Putney Swope (1969)

I first heard of Putney Swope when the post-Dissolve podcast The Next Picture Show covered it last year as a point of comparison for Sorry to Bother You, a film I enjoyed a great deal. It was an incredibly apt selection with plenty of thematic overlap between the two pictures, despite Boots Riley’s admission that he had never seen Putney Swope himself before writing his debut screenplay. Both films are absurdist workplace satires that traffic in broad comedic tones but are also potently weaponized against the horrors of corporate culture & Capitalism at large. More distinctly, they also both feature white actors overdubbing the vocal performances of their black stars as a means delivering that social & economic commentary. The major difference there is that Sorry to Bother You’s purpose for that vocal dub was pointed & purposeful, whereas Putney Swope’s use of the same device is much more wildly irresponsible.

The name Putney Swope belongs to a character played by Arnold Johnson, a fictional black man who becomes the head of a major advertising firm when its white figurehead dies in the middle of a boardroom meeting. This unexpected career advancement gives Swope the opportunity to shake up the very structure of American culture; he fires all of the white board members from the company, replacing them with politically radical black comrades who create a disruptive new wave of TV ad spots that subvert American ideals & economics on a fundamental level. The rise of the Truth & Soul ad agency is a brilliant wraparound narrative that allows the movie to basically function as a sketch comedy show, rolling full-length “ads” for products like airlines, breakfast cereal, and acne cream with Rejected-like premises that could never fly in real life. The sketches themselves (the only parts of the movie shot in color) are consistently funny and standout as clear highlights, with characters delivering lines like “I have a malignancy in my prostate, but when you’re in my arms it’s benign” as if it’s naturally the kind of thing you hear in TV commercials all the time. It’s the wraparound story that’s hit-or-miss as a successful satire, not least of all because Johnson’s vocal performance was overdubbed entirely by the film’s white director, Robert Downey, Sr.

According to Downey, the reason Johnson’s performance had to be overdubbed was because the inexperienced actor kept flubbing his lines. Why it had to be dubbed by a white man doing an exaggerated, deep voice that strays so uncomfortably close to vocal minstrelsy is another question entirely, a choice that undermines the film’s admirably radical leftist politics at every turn. The one element of Putney Swope that helps counterbalance Downey’s distancing-at-best vocal dub is that Swope is not the only black character in the film. The entire advertising agency being swapped out with black usurpers means that Swope’s status as The Black Man in the company doesn’t carry as much weight in its representation politics as the film initially suggest. You could even forgivingly frame the choice as unintended commentary on what it means for a white filmmaker to be writing dialogue for black characters to deliver onscreen, especially since Swope & his employees at Truth & Soul exist more as mouthpieces for leftist political statements then they do as real, fleshed out people. That interpretation would be meeting Downey more than halfway, however, as he really should have known better than to overdub Johnson himself in the first place without having a pointed satirical reason for doing so.

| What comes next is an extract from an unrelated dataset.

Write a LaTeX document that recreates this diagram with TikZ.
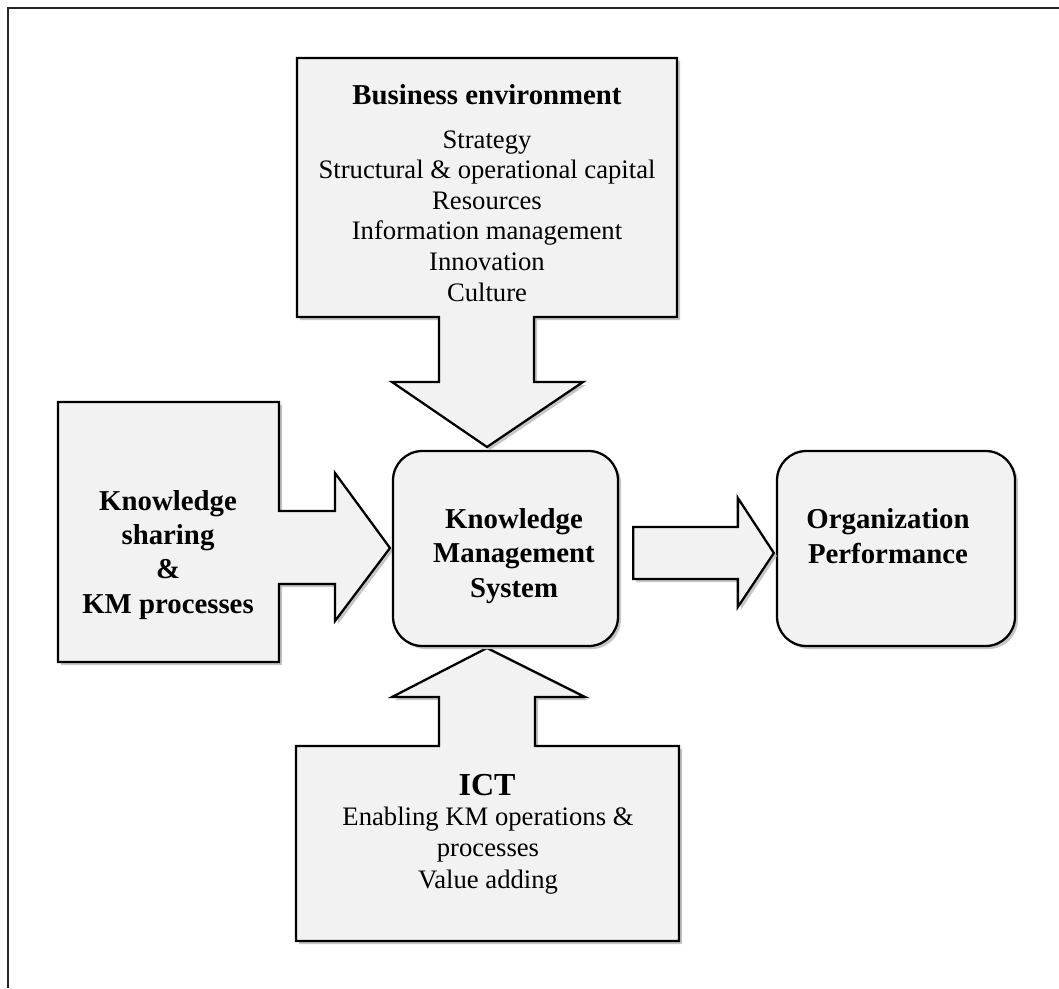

Holding this half-a-century-old comedic satire up to current political standards is a fool’s errand, for sure, but it ultimately can’t be helped. Stray political oversights like Putney’s white voice, casting little people as sight gags, and sidelining the women of Truth & Soul as sex objects are only frustrating because so much of the film’s incendiary political commentary isn’t outdated at all. Its swipes at the industry of War, the corrupting force of Capitalism, and the institutional perpetuation of racism in America still ring as true as anything you’ll see in Sorry to Bother You, but you have to strain to hear that echo over Downey’s booming vocal dub. As a low-budget D.I.Y. sketch comedy show, Putney Swope holds up remarkably well fifty years later; its commercials for Ethereal Cereal, a Ms. Redneck New Jersey beauty pageant, and the children’s game Cops & Demonstrators clear the way for other major satirical sketch comedy touchstones to follow, like The Groove Tube, Kentucky Fried Movie, Monty Python’s Flying Circus, and Saturday Night Live. It even directly inspired one of my favorite movie scenes of all time—the tense firecracker house party gag from Boogie Nights—which until now I had no idea was an homage. The only thing Putney Swope seeming didn’t inspire was Sorry to Bother You, a film that catches a lot of flak for being “messy“ but at least feels more generally considerate & purposeful in its satire than this ancient predecessor.

That’s how it feels now, anyway. Maybe in 50 years some major aspects of Sorry to Bother You will stand out as just as glaring of a misstep as Downey’s voice does here. It’s highly likely that its punching-up institutional satire will remain evergreen either way, unfortunately, considering that the power dynamics subverted by Putney Swope in its own time haven’t changed a lick since despite the other ways it may have soured.